As I read the php manual on this function, I though that I was executing it correctly. Unfortunately I'm getting this error:
Warning: mysqli_fetch_array() expects parameter 1 to be mysqli_result, boolean given on line 94
with this code:
$upSQL = "SELECT * FROM rated_teams WHERE server='$server' AND name='$teamname' AND master='2' ORDER BY id ASC;";
$upSQL .="SELECT name, rating FROM rated_teams WHERE server='$server' AND master='1'";
//echo $upSQL. "<br />";
$upresult=mysqli_multi_query($con, $upSQL);
$i=1;
$j=1;
$myrating=0;
while($row = mysqli_fetch_array($upresult)) { //LINE 94
if ($row['win'] == 1 && $i <= 3) {
echo $i++ . "first 3 wins <br />";
$myrating+=10;
$j++;
} else {
if ($row['name'] == $opposer && $row['master'] == 1) {
echo $opposer . " " . $row['rating'];
echo $j++. " j<br />";
}
}
}
echo $myrating;
So, the direct question is: Why is this code incorrect?
The mysqli_multi_query method returns a boolean, while the method mysqli_fetch_array is supposed to be passed a mysqli_result, as the error tells you.
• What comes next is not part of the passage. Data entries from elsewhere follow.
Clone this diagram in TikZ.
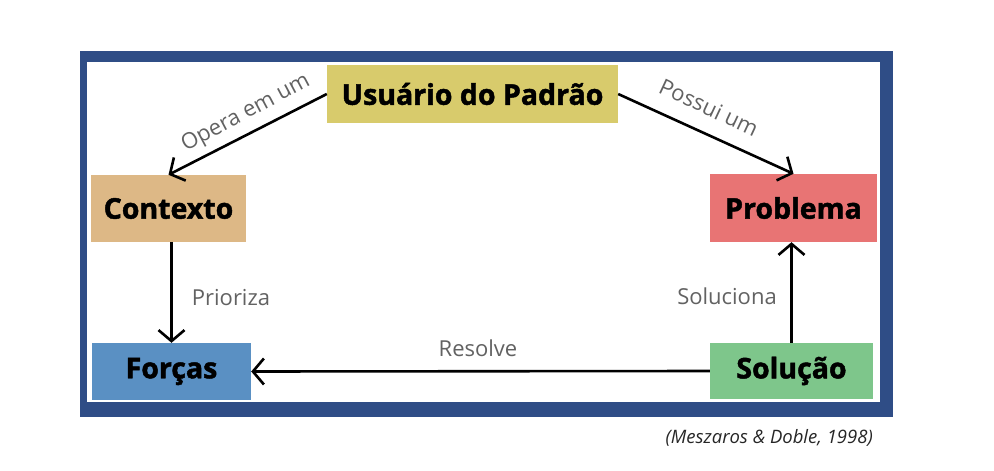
\documentclass[tikz,border=0pt]{standalone}
\usepackage{fontspec}
\setmainfont{Open Sans}
\newfontfamily\heavyfont[BoldFeatures={FakeBold=1.6}]{Open Sans}
\usetikzlibrary{arrows.meta}
\definecolor{frameblue}{HTML}{2F4D86}
\definecolor{cyellow}{HTML}{D8CB6C}
\definecolor{ctan}{HTML}{DDB886}
\definecolor{cred}{HTML}{E87474}
\definecolor{cblue}{HTML}{5A90C3}
\definecolor{cgreen}{HTML}{7EC68B}
\definecolor{lblgray}{HTML}{626262}
\tikzset{
  box/.style={rectangle, inner sep=0pt, font=\fontsize{28.5}{31}\heavyfont\bfseries, text=black},
  arr/.style={line width=2.6pt, -{Straight Barb[length=11pt,width=26pt,line width=2.6pt]}},
  lbl/.style={font=\fontsize{22}{25}\selectfont, text=lblgray, inner sep=0pt}
}
\begin{document}
\begin{tikzpicture}[x=1pt,y=1pt]
\useasboundingbox (0,0) rectangle (994,-471);
\fill[white] (0,0) rectangle (994,-471);
\fill[frameblue] (80,-51) rectangle (893,-417);
\fill[white] (87,-62) rectangle (880,-402);
\node[box, fill=cyellow, minimum width=291pt, minimum height=58pt] (U) at (472.5,-94) {Usuário do Padrão};
\node[box, fill=ctan, minimum width=155pt, minimum height=67pt] (C) at (168.5,-208.5) {Contexto};
\node[box, fill=cred, minimum width=167pt, minimum height=68pt] (P) at (793.5,-208) {Problema};
\node[box, fill=cblue, minimum width=159pt, minimum height=57pt] (F) at (171.5,-371.5) {Forças};
\node[box, fill=cgreen, minimum width=163pt, minimum height=56pt] (S) at (791.5,-371) {Solução};
\draw[arr] (U.west) -- (C.north);
\draw[arr] (U.east) -- (P.north);
\draw[arr] (C.south -| F.north) -- (F.north);
\draw[arr] (S.north) -- (S.north |- P.south);
\draw[arr] (S.west) -- (F.east);
\node[lbl, rotate=28] (l1) at (246,-113.5) {Opera em um};
\node[lbl, rotate=-25] (l2) at (709,-107.5) {Possui um};
\node[lbl] (l3) at (231,-298) {Prioriza};
\node[lbl] (l4) at (727,-296) {Soluciona};
\node[lbl] (l5) at (478,-348) {Resolve};
\node[font=\fontsize{18.5}{21}\selectfont\itshape, text=black!85, inner sep=0pt, anchor=east] (cit) at (873,-438) {(Meszaros \& Doble, 1998)};
\end{tikzpicture}
\end{document}
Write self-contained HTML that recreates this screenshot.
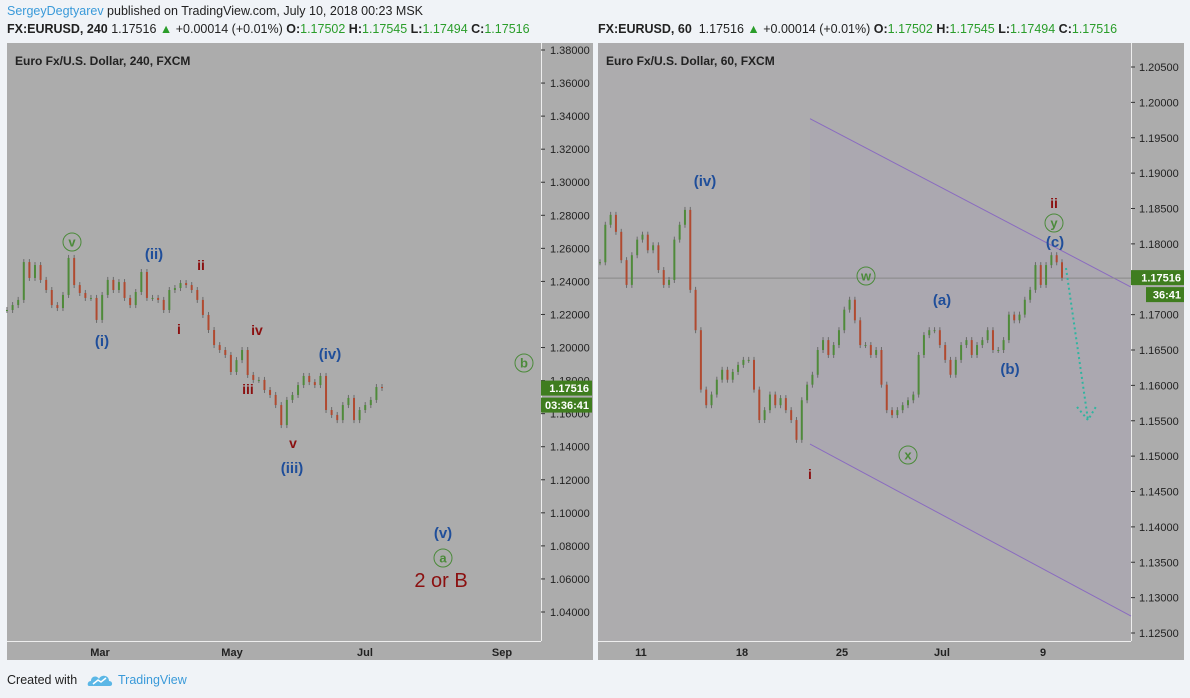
<!DOCTYPE html>
<html><head><meta charset="utf-8"><style>
body{margin:0;width:1190px;height:698px;background:#f0f3f7;font-family:"Liberation Sans",sans-serif;overflow:hidden;position:relative}
.t{position:absolute;white-space:nowrap}
</style></head><body>
<div class="t" style="left:7px;top:4px;font-size:12.5px;color:#222"><span style="color:#3a9ad9">SergeyDegtyarev</span> published on TradingView.com, July 10, 2018 00:23 MSK</div>
<div class="t" style="left:7px;top:22px;font-size:12.5px;color:#222"><b>FX:EURUSD, 240</b> 1.17516 <span style="color:#2a9d2a">▲</span> +0.00014 (+0.01%) <b>O:</b><span style="color:#2a9d2a">1.17502</span> <b>H:</b><span style="color:#2a9d2a">1.17545</span> <b>L:</b><span style="color:#2a9d2a">1.17494</span> <b>C:</b><span style="color:#2a9d2a">1.17516</span></div>
<div class="t" style="left:598px;top:22px;font-size:12.5px;color:#222"><b>FX:EURUSD, 60</b> &nbsp;1.17516 <span style="color:#2a9d2a">▲</span> +0.00014 (+0.01%) <b>O:</b><span style="color:#2a9d2a">1.17502</span> <b>H:</b><span style="color:#2a9d2a">1.17545</span> <b>L:</b><span style="color:#2a9d2a">1.17494</span> <b>C:</b><span style="color:#2a9d2a">1.17516</span></div>
<svg id="c" width="1190" height="698" style="position:absolute;left:0;top:0" font-family="Liberation Sans, sans-serif"></svg>
<div class="t" style="left:7px;top:673px;font-size:12.5px;color:#222">Created with</div>
<svg style="position:absolute;left:87px;top:672px" width="26" height="16"><path d="M2 14 C0 14 0 9 4 9 C4 4 10 3 12 7 C14 2 22 3 22 9 C26 9 26 14 23 14 Z" fill="#5bb7e6"/><path d="M6 12 L11 8 L14 10 L19 6" stroke="#fff" stroke-width="1.5" fill="none"/></svg>
<div class="t" style="left:118px;top:673px;font-size:12.5px;color:#3a9ad9">TradingView</div>
<script>
const leftCloses=[1.2227,1.2257,1.2288,1.2517,1.2421,1.2499,1.2409,1.2348,1.2257,1.2239,1.2318,1.2542,1.2378,1.2330,1.2300,1.2300,1.2167,1.2318,1.2409,1.2348,1.2396,1.2300,1.2257,1.2336,1.2457,1.2300,1.2300,1.2288,1.2227,1.2348,1.2360,1.2390,1.2378,1.2348,1.2288,1.2197,1.2106,1.2015,1.1985,1.1955,1.1852,1.1924,1.1985,1.1834,1.1804,1.1804,1.1743,1.1713,1.1652,1.1531,1.1683,1.1713,1.1773,1.1828,1.1791,1.1773,1.1828,1.1622,1.1592,1.1561,1.1652,1.1695,1.1561,1.1622,1.1652,1.1683,1.1761,1.1755];
const rightCloses=[1.1774,1.1827,1.1841,1.1817,1.1777,1.1742,1.1784,1.1806,1.1813,1.1791,1.1798,1.1763,1.1742,1.1749,1.1806,1.1827,1.1848,1.1735,1.1678,1.1594,1.1572,1.1587,1.1608,1.1622,1.1608,1.1619,1.1629,1.1636,1.1636,1.1594,1.1551,1.1565,1.1587,1.1572,1.1582,1.1565,1.1551,1.1523,1.1579,1.1601,1.1615,1.1650,1.1664,1.1643,1.1657,1.1678,1.1707,1.1721,1.1692,1.1657,1.1657,1.1643,1.1650,1.1601,1.1565,1.1558,1.1565,1.1572,1.1579,1.1587,1.1643,1.1671,1.1678,1.1678,1.1657,1.1636,1.1615,1.1636,1.1657,1.1664,1.1643,1.1657,1.1664,1.1678,1.1650,1.1650,1.1664,1.1700,1.1692,1.1700,1.1721,1.1735,1.1770,1.1742,1.1770,1.1784,1.1774,1.1752];
const leftTicks=["1.38000","1.36000","1.34000","1.32000","1.30000","1.28000","1.26000","1.24000","1.22000","1.20000","1.18000","1.16000","1.14000","1.12000","1.10000","1.08000","1.06000","1.04000"];
const rightTicks=["1.20500","1.20000","1.19500","1.19000","1.18500","1.18000","1.17500","1.17000","1.16500","1.16000","1.15500","1.15000","1.14500","1.14000","1.13500","1.13000","1.12500"];
const leftDates=["Mar","May","Jul","Sep"];
const rightDates=["11","18","25","Jul","9"];
const lastPrice=1.17516;
const channelUpper=[1.1977,1.1739];
const channelLower=[1.1517,1.1274];

const svg=document.getElementById('c');
const NS='http://www.w3.org/2000/svg';
function mk(tag,at,parent){const e=document.createElementNS(NS,tag);for(const k in at)e.setAttribute(k,at[k]);(parent||svg).appendChild(e);return e;}
const yL=p=>50+(1.38-p)/0.34*562;
const yR=p=>67+(1.205-p)/0.08*566;
const xL=i=>7+i*(382-7)/(leftCloses.length-1);
const xR=i=>600+i*(1062-600)/(rightCloses.length-1);
const xLd=[100,232,365,502], xRd=[641,742,842,942,1043];

let e;
e=mk('rect',{x:7,y:43,width:534,height:598,fill:'#acacac'});

e=mk('rect',{x:541,y:43,width:52,height:617,fill:'#acacac'});

e=mk('rect',{x:7,y:641,width:534,height:19,fill:'#acacac'});

e=mk('rect',{x:598,y:43,width:533,height:598,fill:'#adacae'});

e=mk('rect',{x:1131,y:43,width:53,height:617,fill:'#acacac'});

e=mk('rect',{x:598,y:641,width:533,height:19,fill:'#acacac'});

mk('line',{x1:541.5,y1:43,x2:541.5,y2:641,stroke:'#eee'});
mk('line',{x1:7,y1:641.5,x2:541,y2:641.5,stroke:'#eee'});
mk('line',{x1:1131.5,y1:43,x2:1131.5,y2:641,stroke:'#eee'});
mk('line',{x1:598,y1:641.5,x2:1131,y2:641.5,stroke:'#eee'});

e=mk('text',{x:15,y:65,'font-size':12,'font-weight':'bold',fill:'#222'});e.textContent='Euro Fx/U.S. Dollar, 240, FXCM';

e=mk('text',{x:606,y:65,'font-size':12,'font-weight':'bold',fill:'#222'});e.textContent='Euro Fx/U.S. Dollar, 60, FXCM';


leftTicks.forEach(t=>{const y=yL(parseFloat(t));
 mk('line',{x1:541,y1:y,x2:545,y2:y,stroke:'#333'});
 e=mk('text',{x:550,y:y+4,'font-size':11,fill:'#222'});e.textContent=t;
 });
rightTicks.forEach(t=>{const y=yR(parseFloat(t));
 mk('line',{x1:1131,y1:y,x2:1135,y2:y,stroke:'#333'});
 e=mk('text',{x:1139,y:y+4,'font-size':11,fill:'#222'});e.textContent=t;
 });
leftDates.forEach((d,i)=>{e=mk('text',{x:xLd[i],y:656,'font-size':11,'font-weight':'bold','text-anchor':'middle',fill:'#222'});e.textContent=d;
 });
rightDates.forEach((d,i)=>{e=mk('text',{x:xRd[i],y:656,'font-size':11,'font-weight':'bold','text-anchor':'middle',fill:'#222'});e.textContent=d;
 });

const cx1=810,cx2=1131;
e=mk('polygon',{points:`${cx1},${yR(channelUpper[0])} ${cx2},${yR(channelUpper[1])} ${cx2},${yR(channelLower[1])} ${cx1},${yR(channelLower[0])}`,fill:'rgba(160,140,200,0.10)'});

e=mk('line',{x1:cx1,y1:yR(channelUpper[0]),x2:cx2,y2:yR(channelUpper[1]),stroke:'#8a6bc0','stroke-width':1});

e=mk('line',{x1:cx1,y1:yR(channelLower[0]),x2:cx2,y2:yR(channelLower[1]),stroke:'#8a6bc0','stroke-width':1});

e=mk('line',{x1:598,y1:yR(lastPrice),x2:1131,y2:yR(lastPrice),stroke:'#888','stroke-width':1});


function candles(arr,xf,yf,w,name){
 arr.forEach((c,i)=>{const o=i?arr[i-1]:c;const up=c>=o;
  const hi=Math.max(o,c),lo=Math.min(o,c);
  const g=mk('g',{});
  
  
  const x=xf(i);
  mk('line',{x1:x,y1:yf(hi)-3,x2:x,y2:yf(lo)+3,stroke:'#6b6b6b','stroke-width':1},g);
  mk('rect',{x:x-w/2,y:yf(hi),width:w,height:Math.max(1,yf(lo)-yf(hi)),fill:up?'#4f8a3a':'#b04a30'},g);
 });
}
candles(leftCloses,xL,yL,2,'left-candle');
candles(rightCloses,xR,yR,2,'right-candle');

e=mk('path',{d:'M1066 268 L1088 420 M1077 407 L1088 420 L1097 405',stroke:'#2fb5a0','stroke-width':2,'stroke-dasharray':'2 3',fill:'none'});


const labs=[
 [72,242,'v','#4b8a3a',1,13],[102,346,'(i)','#1f4e9a',0,15],[154,259,'(ii)','#1f4e9a',0,15],[201,270,'ii','#8b1010',0,14],
 [179,334,'i','#8b1010',0,14],[257,335,'iv','#8b1010',0,14],[248,394,'iii','#8b1010',0,14],[293,448,'v','#8b1010',0,14],
 [292,473,'(iii)','#1f4e9a',0,15],[330,359,'(iv)','#1f4e9a',0,15],[524,363,'b','#4b8a3a',1,13],[443,538,'(v)','#1f4e9a',0,15],
 [443,558,'a','#4b8a3a',1,13],
 [705,186,'(iv)','#1f4e9a',0,15],[1054,208,'ii','#8b1010',0,14],[1054,223,'y','#4b8a3a',1,13],[1055,247,'(c)','#1f4e9a',0,15],
 [866,276,'w','#4b8a3a',1,13],[942,305,'(a)','#1f4e9a',0,15],[1010,374,'(b)','#1f4e9a',0,15],[908,455,'x','#4b8a3a',1,13],[810,479,'i','#8b1010',0,14]];
labs.forEach(l=>{
 if(l[4]){e=mk('circle',{cx:l[0],cy:l[1],r:9,fill:'none',stroke:'#4b8a3a','stroke-width':1});
  
  e=mk('text',{x:l[0],y:l[1]+4.5,'font-size':l[5],'font-weight':'bold','text-anchor':'middle',fill:l[3]});}
 else e=mk('text',{x:l[0],y:l[1],'font-size':l[5],'font-weight':'bold','text-anchor':'middle',fill:l[3]});
 e.textContent=l[2];
 
});
e=mk('text',{x:441,y:587,'font-size':20,'text-anchor':'middle',fill:'#8b1010'});e.textContent='2 or B';


function box(x,y,w,h,t,name){const g=mk('g',{});
 mk('rect',{x:x,y:y,width:w,height:h,fill:'#3f7d1f'},g);
 const tx=mk('text',{x:x+w-3,y:y+h-3.5,'font-size':11,'font-weight':'bold','text-anchor':'end',fill:'#fff'},g);tx.textContent=t;}
const ly=yL(lastPrice), ry=yR(lastPrice);
box(541,ly-8,51,15,'1.17516','left-last-price-label');
box(541,ly+9,51,15,'03:36:41','left-countdown-label');
box(1131,ry-8,53,15,'1.17516','right-last-price-label');
box(1146,ry+9,38,15,'36:41','right-countdown-label');
</script>
</body></html>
You need to instead use the mysqli_store_result method as seen here:
http://php.net/manual/en/mysqli.multi-query.php
Using this method, you can loop through the results, as so:
if (mysqli_multi_query($con, $upSQL)) {
do {
if ($result = mysqli_store_result($con)) {
while ($row = mysqli_fetch_row($result)) {
$currentresult = $row[0];
}
mysqli_free_result($result);
}
} while (mysqli_next_result($con));
}
The do-while makes sure that your first result is there before going to the others, and gets that result, and then gives you the next results in the while segment of the loop. Hope this was helpful.